+++ Collected data +++

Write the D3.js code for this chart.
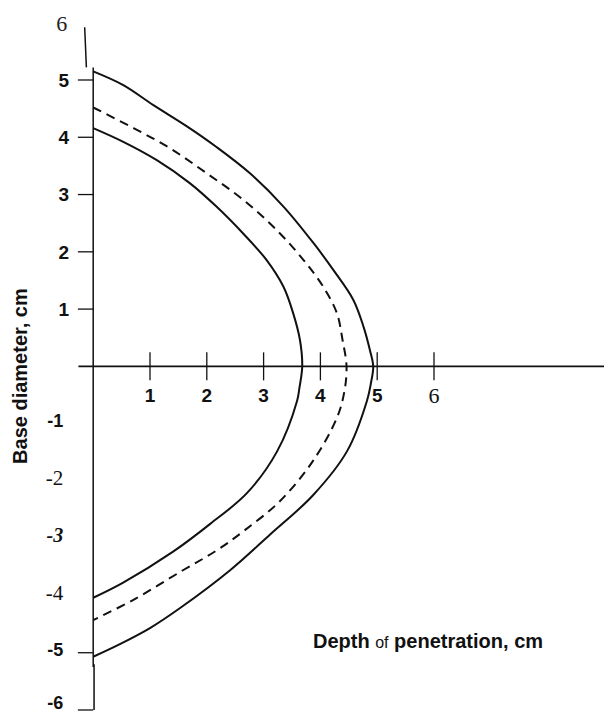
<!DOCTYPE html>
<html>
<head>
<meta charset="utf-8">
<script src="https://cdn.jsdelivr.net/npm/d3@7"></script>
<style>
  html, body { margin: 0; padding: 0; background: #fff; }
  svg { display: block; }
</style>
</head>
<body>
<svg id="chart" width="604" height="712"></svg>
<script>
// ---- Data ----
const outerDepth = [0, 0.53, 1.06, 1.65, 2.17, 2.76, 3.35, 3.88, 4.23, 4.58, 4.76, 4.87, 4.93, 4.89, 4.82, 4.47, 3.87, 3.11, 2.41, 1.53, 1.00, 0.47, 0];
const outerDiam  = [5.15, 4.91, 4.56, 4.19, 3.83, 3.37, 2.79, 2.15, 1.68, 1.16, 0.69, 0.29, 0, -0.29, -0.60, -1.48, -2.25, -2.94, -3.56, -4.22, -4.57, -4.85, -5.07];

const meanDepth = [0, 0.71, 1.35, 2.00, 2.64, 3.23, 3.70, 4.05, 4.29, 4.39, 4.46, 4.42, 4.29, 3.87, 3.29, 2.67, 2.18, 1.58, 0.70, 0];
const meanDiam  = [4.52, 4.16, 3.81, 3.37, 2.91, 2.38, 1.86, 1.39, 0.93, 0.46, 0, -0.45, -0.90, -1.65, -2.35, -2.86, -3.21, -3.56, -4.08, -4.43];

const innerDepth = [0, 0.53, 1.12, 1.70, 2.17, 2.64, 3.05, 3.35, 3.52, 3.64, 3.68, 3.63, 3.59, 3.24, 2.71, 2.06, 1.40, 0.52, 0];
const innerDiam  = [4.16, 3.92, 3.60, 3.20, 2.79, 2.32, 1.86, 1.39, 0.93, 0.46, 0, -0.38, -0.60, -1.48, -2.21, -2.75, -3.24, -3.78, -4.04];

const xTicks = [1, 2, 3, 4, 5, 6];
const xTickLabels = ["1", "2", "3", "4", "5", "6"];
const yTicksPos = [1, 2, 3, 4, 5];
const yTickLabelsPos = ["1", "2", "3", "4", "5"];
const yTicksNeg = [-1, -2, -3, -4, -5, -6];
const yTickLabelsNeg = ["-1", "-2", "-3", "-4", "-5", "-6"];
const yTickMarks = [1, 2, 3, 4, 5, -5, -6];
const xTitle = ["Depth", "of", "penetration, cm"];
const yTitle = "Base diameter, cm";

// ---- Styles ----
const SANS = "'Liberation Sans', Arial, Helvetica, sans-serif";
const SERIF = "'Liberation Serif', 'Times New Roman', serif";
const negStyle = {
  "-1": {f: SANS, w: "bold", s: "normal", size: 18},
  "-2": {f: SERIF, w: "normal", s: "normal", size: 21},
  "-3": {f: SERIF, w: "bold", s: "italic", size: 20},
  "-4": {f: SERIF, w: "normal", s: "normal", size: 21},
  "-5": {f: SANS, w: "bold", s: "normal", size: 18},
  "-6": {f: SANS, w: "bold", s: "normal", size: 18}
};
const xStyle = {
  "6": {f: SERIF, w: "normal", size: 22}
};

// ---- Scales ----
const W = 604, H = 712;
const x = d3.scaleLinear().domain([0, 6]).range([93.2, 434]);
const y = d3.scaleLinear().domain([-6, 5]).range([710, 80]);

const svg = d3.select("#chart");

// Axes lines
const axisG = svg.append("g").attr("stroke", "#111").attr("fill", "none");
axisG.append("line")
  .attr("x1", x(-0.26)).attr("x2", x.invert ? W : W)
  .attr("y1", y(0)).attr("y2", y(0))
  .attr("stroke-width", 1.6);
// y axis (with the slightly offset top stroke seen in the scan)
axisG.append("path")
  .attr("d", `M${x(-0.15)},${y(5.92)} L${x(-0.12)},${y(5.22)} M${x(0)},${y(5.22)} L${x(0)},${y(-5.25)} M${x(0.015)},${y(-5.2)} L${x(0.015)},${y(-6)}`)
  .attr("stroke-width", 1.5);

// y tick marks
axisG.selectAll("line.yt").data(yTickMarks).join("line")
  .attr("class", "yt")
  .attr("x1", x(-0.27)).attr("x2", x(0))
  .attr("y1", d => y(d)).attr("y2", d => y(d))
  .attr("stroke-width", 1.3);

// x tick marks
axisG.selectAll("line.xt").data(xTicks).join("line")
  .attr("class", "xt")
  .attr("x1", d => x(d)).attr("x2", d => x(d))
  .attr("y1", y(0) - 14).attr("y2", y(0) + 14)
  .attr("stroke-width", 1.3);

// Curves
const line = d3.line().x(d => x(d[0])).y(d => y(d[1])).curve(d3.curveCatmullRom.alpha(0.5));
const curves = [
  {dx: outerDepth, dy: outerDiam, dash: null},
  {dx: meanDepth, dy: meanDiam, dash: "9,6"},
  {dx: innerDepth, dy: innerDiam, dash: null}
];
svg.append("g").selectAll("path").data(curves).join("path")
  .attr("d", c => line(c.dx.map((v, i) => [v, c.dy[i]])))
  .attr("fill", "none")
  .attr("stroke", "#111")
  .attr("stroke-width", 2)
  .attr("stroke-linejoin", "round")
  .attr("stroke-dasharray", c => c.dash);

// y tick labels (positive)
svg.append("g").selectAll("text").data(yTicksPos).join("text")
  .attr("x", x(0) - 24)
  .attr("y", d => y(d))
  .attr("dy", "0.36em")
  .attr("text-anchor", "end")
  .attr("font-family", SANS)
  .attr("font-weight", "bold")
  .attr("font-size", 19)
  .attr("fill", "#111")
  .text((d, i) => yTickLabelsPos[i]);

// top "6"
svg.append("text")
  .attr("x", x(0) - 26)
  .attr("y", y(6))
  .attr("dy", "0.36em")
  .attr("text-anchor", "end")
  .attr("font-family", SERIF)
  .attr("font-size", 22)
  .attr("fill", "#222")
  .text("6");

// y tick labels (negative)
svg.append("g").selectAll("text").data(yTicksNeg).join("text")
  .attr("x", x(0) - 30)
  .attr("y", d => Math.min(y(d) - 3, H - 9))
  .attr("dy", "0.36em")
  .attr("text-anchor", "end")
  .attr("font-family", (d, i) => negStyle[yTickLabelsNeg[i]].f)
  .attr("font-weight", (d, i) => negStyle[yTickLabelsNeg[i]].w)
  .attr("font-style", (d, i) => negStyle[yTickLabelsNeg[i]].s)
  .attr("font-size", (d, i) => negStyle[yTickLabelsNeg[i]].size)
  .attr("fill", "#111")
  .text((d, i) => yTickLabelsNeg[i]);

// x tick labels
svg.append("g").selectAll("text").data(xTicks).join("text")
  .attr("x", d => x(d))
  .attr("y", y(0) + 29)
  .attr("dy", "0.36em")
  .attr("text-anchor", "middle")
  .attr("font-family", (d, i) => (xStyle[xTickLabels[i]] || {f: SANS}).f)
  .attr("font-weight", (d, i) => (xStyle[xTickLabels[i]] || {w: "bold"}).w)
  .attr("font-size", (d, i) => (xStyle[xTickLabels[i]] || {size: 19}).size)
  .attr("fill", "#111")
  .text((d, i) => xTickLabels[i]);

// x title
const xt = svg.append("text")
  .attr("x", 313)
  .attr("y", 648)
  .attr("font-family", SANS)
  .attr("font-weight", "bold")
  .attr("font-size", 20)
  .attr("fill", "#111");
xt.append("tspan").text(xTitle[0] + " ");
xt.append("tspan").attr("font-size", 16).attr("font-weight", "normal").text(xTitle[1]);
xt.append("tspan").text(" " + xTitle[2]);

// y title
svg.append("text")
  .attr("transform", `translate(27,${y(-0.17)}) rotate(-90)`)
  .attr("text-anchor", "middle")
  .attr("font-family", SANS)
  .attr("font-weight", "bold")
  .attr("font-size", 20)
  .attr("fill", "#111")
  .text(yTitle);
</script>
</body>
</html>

+++

*Task directions*:
Return only the lines from the start of the data through the line that contains "-3.24, -3.78, -4.04];", please, copying them exactly and omitting all pictures.

*Result of this exercise*:
Write the D3.js code for this chart.
<!DOCTYPE html>
<html>
<head>
<meta charset="utf-8">
<script src="https://cdn.jsdelivr.net/npm/d3@7"></script>
<style>
  html, body { margin: 0; padding: 0; background: #fff; }
  svg { display: block; }
</style>
</head>
<body>
<svg id="chart" width="604" height="712"></svg>
<script>
// ---- Data ----
const outerDepth = [0, 0.53, 1.06, 1.65, 2.17, 2.76, 3.35, 3.88, 4.23, 4.58, 4.76, 4.87, 4.93, 4.89, 4.82, 4.47, 3.87, 3.11, 2.41, 1.53, 1.00, 0.47, 0];
const outerDiam  = [5.15, 4.91, 4.56, 4.19, 3.83, 3.37, 2.79, 2.15, 1.68, 1.16, 0.69, 0.29, 0, -0.29, -0.60, -1.48, -2.25, -2.94, -3.56, -4.22, -4.57, -4.85, -5.07];

const meanDepth = [0, 0.71, 1.35, 2.00, 2.64, 3.23, 3.70, 4.05, 4.29, 4.39, 4.46, 4.42, 4.29, 3.87, 3.29, 2.67, 2.18, 1.58, 0.70, 0];
const meanDiam  = [4.52, 4.16, 3.81, 3.37, 2.91, 2.38, 1.86, 1.39, 0.93, 0.46, 0, -0.45, -0.90, -1.65, -2.35, -2.86, -3.21, -3.56, -4.08, -4.43];

const innerDepth = [0, 0.53, 1.12, 1.70, 2.17, 2.64, 3.05, 3.35, 3.52, 3.64, 3.68, 3.63, 3.59, 3.24, 2.71, 2.06, 1.40, 0.52, 0];
const innerDiam  = [4.16, 3.92, 3.60, 3.20, 2.79, 2.32, 1.86, 1.39, 0.93, 0.46, 0, -0.38, -0.60, -1.48, -2.21, -2.75, -3.24, -3.78, -4.04];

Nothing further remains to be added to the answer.